Nor would the “technician” need a great deal of imagination to marvel at the poetry in opening sentences of John, the minute historical details in Acts, or the sweep of history in the two books combined.  In those two adjacent books we are taken from the dawn of creation to arrival of Christianity in Rome, then the capitol of western civilization.  By the end of Acts, Christianity, which began with a small group of devotees to one of many “messiahs” in the Palestinian backwash of the vast Roman Empire, had within 100 years of the death of Jesus swept the Empire like wildfire and was poised to leave its indelible imprint on all of Western civilization.  Today’s reader probably needs less imagination than the first people who heard the Gospel because we know what happened next.  If you need a refresher on what happened next, David Bentley Hart’s Atheist Delusions or one of Rodney Stark’s many books would be helpful. 

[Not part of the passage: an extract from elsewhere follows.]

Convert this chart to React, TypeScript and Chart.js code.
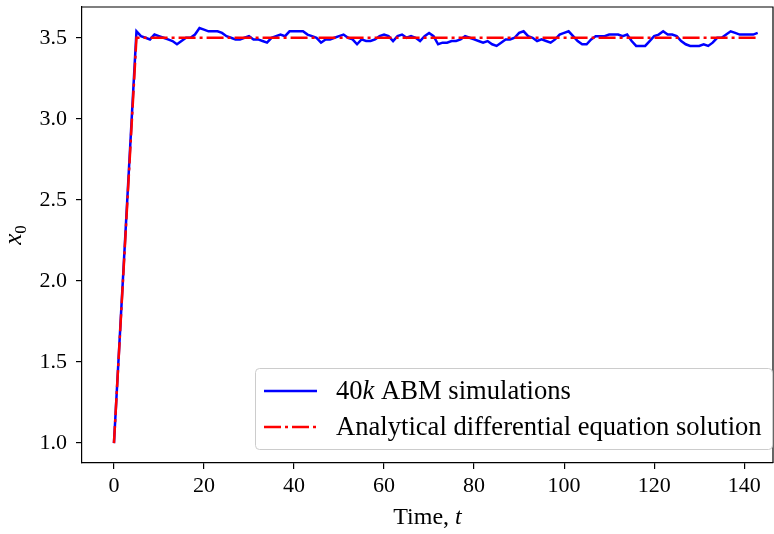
import React, { useEffect, useRef } from "react";
import { Chart, registerables } from "chart.js";

Chart.register(...registerables);

const FONT = "'Liberation Serif', 'Times New Roman', serif";

// ABM simulation (blue)
const abmTimes: number[] = [0, ...Array.from({ length: 139 }, (_, i) => i + 5)];
const abmValues: number[] = [
  1.0,
  3.54, 3.51, 3.50, 3.49, 3.52, 3.51, 3.50, 3.49, 3.48, 3.46,
  3.48, 3.50, 3.50, 3.52, 3.56, 3.55, 3.54, 3.54, 3.54, 3.53,
  3.51, 3.50, 3.49, 3.49, 3.50, 3.51, 3.49, 3.49, 3.48, 3.47,
  3.50, 3.51, 3.52, 3.51, 3.54, 3.54, 3.54, 3.54, 3.52, 3.51,
  3.50, 3.47, 3.49, 3.49, 3.50, 3.51, 3.52, 3.50, 3.49, 3.46,
  3.49, 3.48, 3.48, 3.49, 3.51, 3.52, 3.51, 3.48, 3.51, 3.52,
  3.50, 3.51, 3.50, 3.48, 3.51, 3.53, 3.51, 3.46, 3.47, 3.47,
  3.48, 3.48, 3.49, 3.51, 3.50, 3.49, 3.48, 3.47, 3.48, 3.46,
  3.45, 3.47, 3.49, 3.49, 3.50, 3.53, 3.54, 3.51, 3.50, 3.48,
  3.49, 3.48, 3.47, 3.49, 3.52, 3.53, 3.54, 3.51, 3.48, 3.46,
  3.46, 3.49, 3.51, 3.51, 3.51, 3.52, 3.52, 3.52, 3.51, 3.52,
  3.48, 3.45, 3.45, 3.45, 3.48, 3.51, 3.52, 3.54, 3.52, 3.52,
  3.51, 3.48, 3.46, 3.45, 3.45, 3.45, 3.46, 3.45, 3.47, 3.50,
  3.50, 3.52, 3.54, 3.53, 3.52, 3.52, 3.52, 3.52, 3.53,
];

// Analytical solution (red)
const odeTimes: number[] = [0, 5, 143];
const odeValues: number[] = [1.0, 3.5, 3.5];

const xTickValues: number[] = [0, 20, 40, 60, 80, 100, 120, 140];
const yTickValues: number[] = [1.0, 1.5, 2.0, 2.5, 3.0, 3.5];

const xLimits = [-7.1, 146.4];
const yLimits = [0.877, 3.69];

const BLUE = "#0000ff";
const RED = "#ff0000";
const RED_DASH = [17, 4, 3, 4];

const decorPlugin = {
  id: "decor",
  afterDatasetsDraw(chart: any) {
    const { ctx, chartArea } = chart;
    const { left, right, top, bottom } = chartArea;
    ctx.save();
    // top & right spines
    ctx.strokeStyle = "#000";
    ctx.lineWidth = 1.2;
    ctx.beginPath();
    ctx.moveTo(left, top);
    ctx.lineTo(right, top);
    ctx.lineTo(right, bottom);
    ctx.stroke();

    // legend
    const bw = 517;
    const bh = 81;
    const bx = right - 1 - bw;
    const by = bottom - 14 - bh;
    ctx.beginPath();
    (ctx as any).roundRect(bx + 0.5, by + 0.5, bw, bh, 4);
    ctx.fillStyle = "rgba(255,255,255,0.8)";
    ctx.fill();
    ctx.strokeStyle = "#cccccc";
    ctx.lineWidth = 1;
    ctx.stroke();

    const lx1 = bx + 9;
    const lx2 = bx + 62;
    const y1 = by + 23;
    const y2 = by + 59;
    ctx.lineWidth = 2.5;
    ctx.strokeStyle = BLUE;
    ctx.beginPath();
    ctx.moveTo(lx1, y1);
    ctx.lineTo(lx2, y1);
    ctx.stroke();
    ctx.strokeStyle = RED;
    ctx.setLineDash(RED_DASH);
    ctx.beginPath();
    ctx.moveTo(lx1, y2);
    ctx.lineTo(lx2, y2);
    ctx.stroke();
    ctx.setLineDash([]);

    const tx = bx + 81;
    const fs = 26.6;
    ctx.fillStyle = "#000";
    ctx.textBaseline = "middle";
    ctx.textAlign = "left";
    let x = tx;
    ctx.font = `${fs}px ${FONT}`;
    ctx.fillText("40", x, y1 + 1);
    x += ctx.measureText("40").width;
    ctx.font = `italic ${fs}px ${FONT}`;
    ctx.fillText("k", x, y1 + 1);
    x += ctx.measureText("k").width;
    ctx.font = `${fs}px ${FONT}`;
    ctx.fillText(" ABM simulations", x, y1 + 1);
    ctx.fillText("Analytical differential equation solution", tx, y2 + 1);

    // x axis title
    const cx = (left + right) / 2;
    const a = "Time, ";
    const b = "t";
    ctx.font = `24px ${FONT}`;
    const wa = ctx.measureText(a).width;
    ctx.font = `italic 24px ${FONT}`;
    const wb = ctx.measureText(b).width;
    const sx = cx - (wa + wb) / 2;
    ctx.font = `24px ${FONT}`;
    ctx.fillText(a, sx, 518);
    ctx.font = `italic 24px ${FONT}`;
    ctx.fillText(b, sx + wa, 518);

    // y axis title x_0
    ctx.save();
    ctx.translate(16, (top + bottom) / 2);
    ctx.rotate(-Math.PI / 2);
    ctx.font = `italic 25px ${FONT}`;
    const wx = ctx.measureText("x").width;
    ctx.font = `17px ${FONT}`;
    const w0 = ctx.measureText("0").width;
    const ox = -(wx + w0) / 2;
    ctx.textBaseline = "alphabetic";
    ctx.font = `italic 25px ${FONT}`;
    ctx.fillText("x", ox, 5);
    ctx.font = `17px ${FONT}`;
    ctx.fillText("0", ox + wx, 10);
    ctx.restore();

    ctx.restore();
  },
};

export default function App() {
  const ref = useRef<HTMLCanvasElement | null>(null);

  useEffect(() => {
    if (!ref.current) return;
    const chart = new Chart(ref.current, {
      type: "line",
      data: {
        datasets: [
          {
            label: "40k ABM simulations",
            data: abmTimes.map((t, i) => ({ x: t, y: abmValues[i] })),
            borderColor: BLUE,
            backgroundColor: BLUE,
            borderWidth: 2.5,
            pointRadius: 0,
            tension: 0,
            fill: false,
            order: 2,
          },
          {
            label: "Analytical differential equation solution",
            data: odeTimes.map((t, i) => ({ x: t, y: odeValues[i] })),
            borderColor: RED,
            backgroundColor: RED,
            borderWidth: 2.5,
            borderDash: RED_DASH,
            pointRadius: 0,
            tension: 0,
            fill: false,
            order: 1,
          },
        ],
      },
      options: {
        responsive: false,
        animation: false,
        events: [],
        layout: { padding: { top: 7, right: 1, left: 0, bottom: 0 } },
        plugins: {
          legend: { display: false },
          tooltip: { enabled: false },
          title: { display: false },
        },
        scales: {
          x: {
            type: "linear",
            min: xLimits[0],
            max: xLimits[1],
            afterBuildTicks: (s: any) => {
              s.ticks = xTickValues.map((v) => ({ value: v }));
            },
            afterFit: (s: any) => {
              s.height = 71;
              s.paddingLeft = 0;
              s.paddingRight = 0;
            },
            ticks: {
              color: "#000",
              font: { family: FONT, size: 22 },
              padding: 4,
              maxRotation: 0,
              autoSkip: false,
              callback: (v: any) => String(v),
            },
            grid: {
              drawOnChartArea: false,
              drawTicks: true,
              tickLength: 6,
              color: "#000",
              lineWidth: 1.2,
            },
            border: { display: true, color: "#000", width: 1.2 },
          },
          y: {
            type: "linear",
            min: yLimits[0],
            max: yLimits[1],
            afterBuildTicks: (s: any) => {
              s.ticks = yTickValues.map((v) => ({ value: v }));
            },
            afterFit: (s: any) => {
              s.width = 82;
              s.paddingTop = 0;
              s.paddingBottom = 0;
            },
            ticks: {
              color: "#000",
              font: { family: FONT, size: 22 },
              padding: 9,
              autoSkip: false,
              callback: (v: any) => Number(v).toFixed(1),
            },
            grid: {
              drawOnChartArea: false,
              drawTicks: true,
              tickLength: 6,
              color: "#000",
              lineWidth: 1.2,
            },
            border: { display: true, color: "#000", width: 1.2 },
          },
        },
      },
      plugins: [decorPlugin],
    });
    return () => chart.destroy();
  }, []);

  return (
    <div style={{ position: "fixed", left: 0, top: 0, width: 774, height: 534, background: "#fff" }}>
      <canvas ref={ref} width={774} height={534} style={{ display: "block" }} />
    </div>
  );
}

 But even with our historical advantage, we still are likely to need a vivid imagination in order to grasp how, had the pagan pre-Christian world continued uninterrupted to our time, our lives and our world would be so different.  Unwanted infants, mostly girls, would be left to die of exposure or be eaten by wild animals; there would be no sense of societal obligation to care for the widows and orphans; we would have no modern research universities, because there would have been no monasteries to preserve them in the so-called Dark Ages; kings still would rule by divine right; the English and Americans still would be engaged in the slave trade, and there never would have been an American Civil Rights movement.  The reason it is so difficult to imagine such a world (and to underestimate Christianity’s impact on our world) is because Christianity has so pervasively transformed our consciences that a world minus the Christian revolution and its accompanying values is beyond our comprehension.

 But just as the person viewing the Coulson or Gainsborough landscape can imagine standing in the actual setting portrayed in the painting, so the Gospel of John, Acts and the entire Bible can be read with an even deeper level of appreciation.  With the help of the inspiration, imagination, and intuition produced by what Christians call the Holy Spirit, we can see that we are reading not merely an historical document, but the preface to the story of which own lives are the continuation.

 In that story, we are not the purposeless products of random mutation and natural selection, here by accident and destined for the compost heap.  Instead we were knitted together in our mothers’ wombs and fearfully and wonderfully made (Psalm 139) so that our chief purpose in life is to glorify God and enjoy him forever (the Westminster Shorter Catechism).  We live not in dread of a God that waits passively to condemn our sins, but a God that was so intolerant of our sins that He chose to die for us rather than live without us.  If you read the Bible like that, what difference would it make in your life?  Just imagine.